** BEGIN Records **
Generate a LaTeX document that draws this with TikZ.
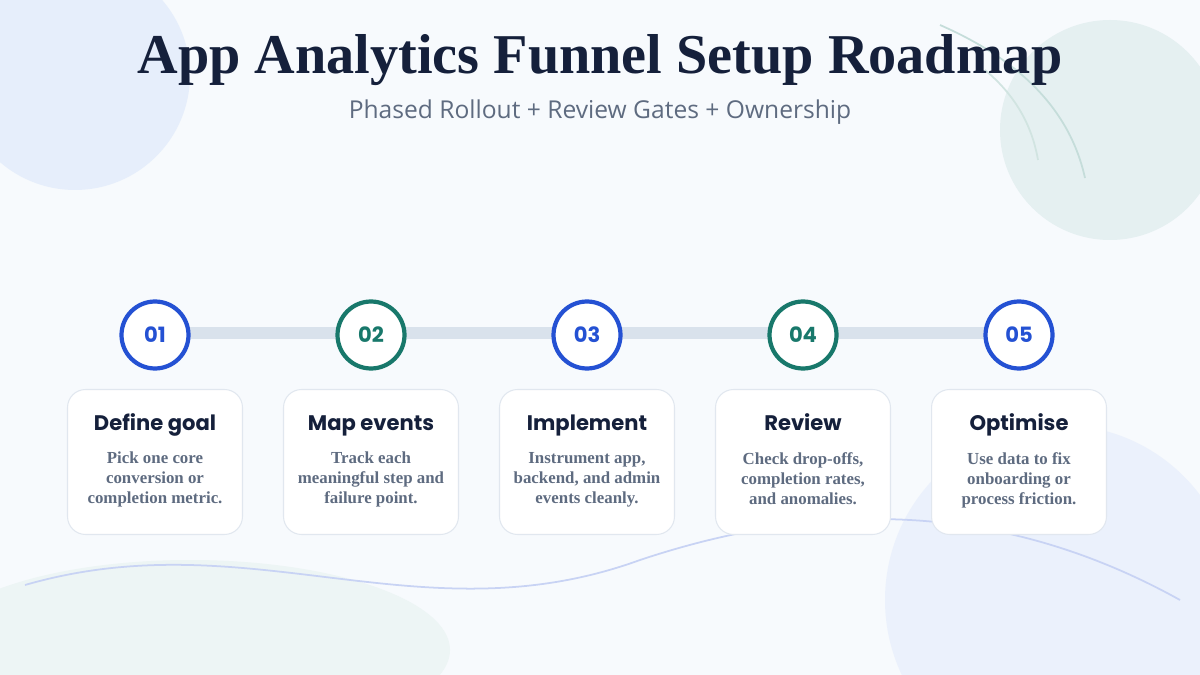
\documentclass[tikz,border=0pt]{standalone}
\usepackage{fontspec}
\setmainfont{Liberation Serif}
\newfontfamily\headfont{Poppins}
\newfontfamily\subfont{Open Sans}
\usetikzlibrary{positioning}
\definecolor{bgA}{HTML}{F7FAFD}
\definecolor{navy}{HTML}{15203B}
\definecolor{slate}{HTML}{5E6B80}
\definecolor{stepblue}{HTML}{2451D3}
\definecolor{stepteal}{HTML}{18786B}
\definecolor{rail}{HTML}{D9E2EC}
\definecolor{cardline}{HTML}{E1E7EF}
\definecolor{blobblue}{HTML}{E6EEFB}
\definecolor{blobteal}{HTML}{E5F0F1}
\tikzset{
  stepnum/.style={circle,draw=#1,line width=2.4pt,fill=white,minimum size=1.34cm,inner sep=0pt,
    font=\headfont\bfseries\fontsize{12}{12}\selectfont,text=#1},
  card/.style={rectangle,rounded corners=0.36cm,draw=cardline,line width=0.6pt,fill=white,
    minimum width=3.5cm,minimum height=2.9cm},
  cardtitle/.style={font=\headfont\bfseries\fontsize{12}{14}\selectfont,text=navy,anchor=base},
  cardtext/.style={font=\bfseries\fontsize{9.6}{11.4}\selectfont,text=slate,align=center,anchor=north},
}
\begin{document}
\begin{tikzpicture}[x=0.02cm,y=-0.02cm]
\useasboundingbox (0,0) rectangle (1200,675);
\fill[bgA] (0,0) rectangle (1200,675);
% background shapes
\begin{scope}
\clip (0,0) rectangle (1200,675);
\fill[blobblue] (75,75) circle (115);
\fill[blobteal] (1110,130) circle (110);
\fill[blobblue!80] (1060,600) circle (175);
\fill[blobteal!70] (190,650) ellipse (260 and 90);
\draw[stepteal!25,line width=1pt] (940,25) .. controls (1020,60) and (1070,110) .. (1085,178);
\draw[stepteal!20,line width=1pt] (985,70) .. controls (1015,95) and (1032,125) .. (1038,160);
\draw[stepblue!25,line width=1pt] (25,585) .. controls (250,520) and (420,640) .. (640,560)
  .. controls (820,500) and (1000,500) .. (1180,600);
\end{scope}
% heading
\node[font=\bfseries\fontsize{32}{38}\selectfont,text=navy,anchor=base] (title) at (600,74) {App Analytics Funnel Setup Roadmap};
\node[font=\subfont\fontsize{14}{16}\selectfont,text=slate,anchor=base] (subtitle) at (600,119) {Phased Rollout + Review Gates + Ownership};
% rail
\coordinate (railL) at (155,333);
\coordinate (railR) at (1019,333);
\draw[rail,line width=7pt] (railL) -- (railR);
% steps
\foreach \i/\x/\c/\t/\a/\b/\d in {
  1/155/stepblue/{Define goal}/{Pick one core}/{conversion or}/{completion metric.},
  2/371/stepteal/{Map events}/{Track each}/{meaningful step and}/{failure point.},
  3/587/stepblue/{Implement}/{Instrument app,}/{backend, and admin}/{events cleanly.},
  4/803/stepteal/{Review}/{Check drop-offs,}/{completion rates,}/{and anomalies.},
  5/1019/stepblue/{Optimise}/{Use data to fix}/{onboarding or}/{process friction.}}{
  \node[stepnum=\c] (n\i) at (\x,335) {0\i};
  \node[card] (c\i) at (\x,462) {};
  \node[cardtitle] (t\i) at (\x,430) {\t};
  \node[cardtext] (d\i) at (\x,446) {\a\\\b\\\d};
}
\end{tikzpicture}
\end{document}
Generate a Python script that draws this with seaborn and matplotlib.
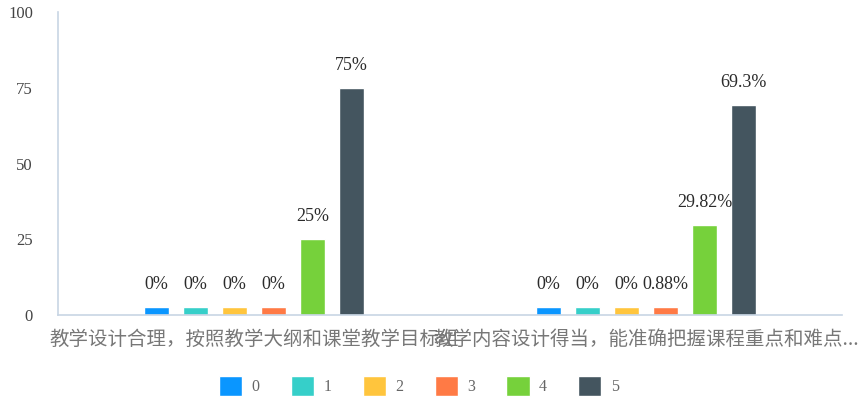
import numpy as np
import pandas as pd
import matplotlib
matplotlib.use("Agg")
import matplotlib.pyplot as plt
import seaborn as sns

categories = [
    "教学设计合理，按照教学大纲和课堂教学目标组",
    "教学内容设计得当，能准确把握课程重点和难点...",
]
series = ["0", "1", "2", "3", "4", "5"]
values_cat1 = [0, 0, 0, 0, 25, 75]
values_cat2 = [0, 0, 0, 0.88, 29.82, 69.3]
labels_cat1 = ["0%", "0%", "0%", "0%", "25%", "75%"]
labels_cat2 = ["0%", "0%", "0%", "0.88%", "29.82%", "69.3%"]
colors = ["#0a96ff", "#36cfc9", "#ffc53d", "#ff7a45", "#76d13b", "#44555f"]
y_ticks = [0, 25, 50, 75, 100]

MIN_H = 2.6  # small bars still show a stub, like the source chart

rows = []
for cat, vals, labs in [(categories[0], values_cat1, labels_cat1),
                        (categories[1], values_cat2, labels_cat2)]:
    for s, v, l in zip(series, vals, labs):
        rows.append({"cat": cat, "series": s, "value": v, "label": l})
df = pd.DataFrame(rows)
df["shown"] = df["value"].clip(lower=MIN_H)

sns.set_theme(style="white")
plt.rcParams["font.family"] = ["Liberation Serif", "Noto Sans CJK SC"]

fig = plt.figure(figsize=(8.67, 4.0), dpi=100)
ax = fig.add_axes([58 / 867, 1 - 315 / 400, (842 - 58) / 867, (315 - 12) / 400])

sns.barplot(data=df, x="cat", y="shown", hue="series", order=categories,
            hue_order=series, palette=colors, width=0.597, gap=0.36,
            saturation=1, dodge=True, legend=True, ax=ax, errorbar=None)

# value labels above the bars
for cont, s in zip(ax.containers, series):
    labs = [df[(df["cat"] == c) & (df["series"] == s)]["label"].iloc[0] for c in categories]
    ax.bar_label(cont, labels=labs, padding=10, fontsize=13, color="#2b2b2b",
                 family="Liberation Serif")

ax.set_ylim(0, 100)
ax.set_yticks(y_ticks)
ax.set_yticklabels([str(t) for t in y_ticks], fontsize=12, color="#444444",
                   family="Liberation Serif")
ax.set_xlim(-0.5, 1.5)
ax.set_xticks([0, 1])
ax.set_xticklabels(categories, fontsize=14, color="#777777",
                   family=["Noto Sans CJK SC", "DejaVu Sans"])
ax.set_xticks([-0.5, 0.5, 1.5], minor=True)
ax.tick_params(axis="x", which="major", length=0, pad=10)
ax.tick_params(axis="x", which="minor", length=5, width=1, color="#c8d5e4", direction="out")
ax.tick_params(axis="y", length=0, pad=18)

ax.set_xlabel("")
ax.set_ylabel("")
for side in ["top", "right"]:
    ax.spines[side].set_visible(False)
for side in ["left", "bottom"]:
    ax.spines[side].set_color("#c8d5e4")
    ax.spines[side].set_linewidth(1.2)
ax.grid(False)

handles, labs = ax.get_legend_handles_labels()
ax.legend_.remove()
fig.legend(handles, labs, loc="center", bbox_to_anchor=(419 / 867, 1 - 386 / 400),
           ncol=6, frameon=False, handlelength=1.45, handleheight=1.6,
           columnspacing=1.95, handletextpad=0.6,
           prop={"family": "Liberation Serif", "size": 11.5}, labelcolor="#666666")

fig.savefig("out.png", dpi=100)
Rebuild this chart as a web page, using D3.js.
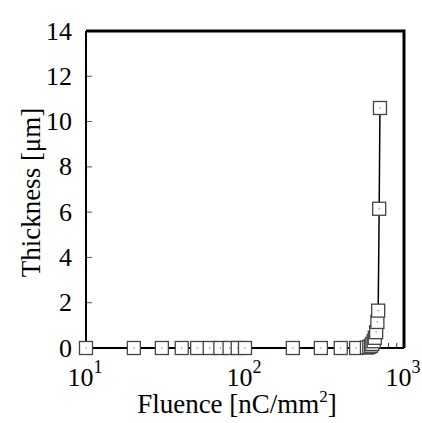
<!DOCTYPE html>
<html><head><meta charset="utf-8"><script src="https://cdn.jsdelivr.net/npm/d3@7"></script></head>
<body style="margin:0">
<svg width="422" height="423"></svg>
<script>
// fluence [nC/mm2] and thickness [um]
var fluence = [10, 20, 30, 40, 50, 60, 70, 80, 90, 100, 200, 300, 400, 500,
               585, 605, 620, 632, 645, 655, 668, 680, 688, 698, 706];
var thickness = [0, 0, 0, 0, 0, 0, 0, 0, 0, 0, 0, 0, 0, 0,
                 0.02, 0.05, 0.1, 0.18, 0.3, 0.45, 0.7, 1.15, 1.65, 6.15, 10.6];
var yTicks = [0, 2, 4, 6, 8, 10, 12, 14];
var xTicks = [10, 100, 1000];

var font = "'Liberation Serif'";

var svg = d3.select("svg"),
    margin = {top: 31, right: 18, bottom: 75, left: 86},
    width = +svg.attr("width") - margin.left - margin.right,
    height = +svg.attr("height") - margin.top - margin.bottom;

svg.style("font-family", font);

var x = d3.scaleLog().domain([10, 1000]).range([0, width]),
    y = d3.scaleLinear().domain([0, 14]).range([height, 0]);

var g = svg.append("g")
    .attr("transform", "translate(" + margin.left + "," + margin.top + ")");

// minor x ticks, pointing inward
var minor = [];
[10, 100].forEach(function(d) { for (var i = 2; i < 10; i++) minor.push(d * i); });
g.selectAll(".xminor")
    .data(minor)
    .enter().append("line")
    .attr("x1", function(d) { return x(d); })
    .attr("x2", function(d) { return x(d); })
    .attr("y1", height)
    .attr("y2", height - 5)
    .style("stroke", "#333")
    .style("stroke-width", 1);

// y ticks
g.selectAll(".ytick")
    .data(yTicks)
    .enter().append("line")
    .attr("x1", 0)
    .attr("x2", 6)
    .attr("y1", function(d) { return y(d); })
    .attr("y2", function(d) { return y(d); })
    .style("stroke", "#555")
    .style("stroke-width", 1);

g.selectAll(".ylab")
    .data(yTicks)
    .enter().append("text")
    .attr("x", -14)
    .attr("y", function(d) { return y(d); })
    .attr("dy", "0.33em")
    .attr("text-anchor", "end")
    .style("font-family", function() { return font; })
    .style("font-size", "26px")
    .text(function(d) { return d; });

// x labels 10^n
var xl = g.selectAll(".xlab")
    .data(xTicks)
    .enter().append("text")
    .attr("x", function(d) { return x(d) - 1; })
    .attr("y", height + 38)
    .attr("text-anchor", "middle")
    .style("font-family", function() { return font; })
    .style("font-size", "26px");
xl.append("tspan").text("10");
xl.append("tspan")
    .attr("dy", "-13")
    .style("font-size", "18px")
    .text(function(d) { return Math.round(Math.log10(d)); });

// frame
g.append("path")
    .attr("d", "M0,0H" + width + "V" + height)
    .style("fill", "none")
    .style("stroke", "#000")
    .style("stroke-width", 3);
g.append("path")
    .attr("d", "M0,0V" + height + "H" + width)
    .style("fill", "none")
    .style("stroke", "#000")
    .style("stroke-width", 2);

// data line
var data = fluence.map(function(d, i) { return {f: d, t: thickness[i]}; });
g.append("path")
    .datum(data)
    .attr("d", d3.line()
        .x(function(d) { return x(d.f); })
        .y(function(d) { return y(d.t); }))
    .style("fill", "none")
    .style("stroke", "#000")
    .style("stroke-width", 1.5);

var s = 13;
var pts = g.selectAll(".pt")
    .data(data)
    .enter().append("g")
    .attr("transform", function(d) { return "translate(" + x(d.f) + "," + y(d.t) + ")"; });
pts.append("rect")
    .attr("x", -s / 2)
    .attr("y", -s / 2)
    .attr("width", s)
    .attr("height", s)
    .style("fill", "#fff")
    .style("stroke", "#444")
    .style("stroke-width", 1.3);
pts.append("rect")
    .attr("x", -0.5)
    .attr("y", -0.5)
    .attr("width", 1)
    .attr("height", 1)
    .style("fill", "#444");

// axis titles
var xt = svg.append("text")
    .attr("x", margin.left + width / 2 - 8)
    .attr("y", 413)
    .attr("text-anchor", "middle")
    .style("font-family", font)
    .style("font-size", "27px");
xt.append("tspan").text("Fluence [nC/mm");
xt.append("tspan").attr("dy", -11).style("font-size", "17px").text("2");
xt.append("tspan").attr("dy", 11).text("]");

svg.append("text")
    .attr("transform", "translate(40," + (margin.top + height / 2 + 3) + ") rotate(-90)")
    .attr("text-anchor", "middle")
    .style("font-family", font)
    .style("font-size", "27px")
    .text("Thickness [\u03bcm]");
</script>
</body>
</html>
** END Records **
* **Aim**:
Start at the line above containing "Generate a Python" and stop at the line containing "import seaborn as sns": print those lines and everything between them exactly, but not the pictures.

* **Response to the task**:
Generate a Python script that draws this with seaborn and matplotlib.
import numpy as np
import pandas as pd
import matplotlib
matplotlib.use("Agg")
import matplotlib.pyplot as plt
import seaborn as sns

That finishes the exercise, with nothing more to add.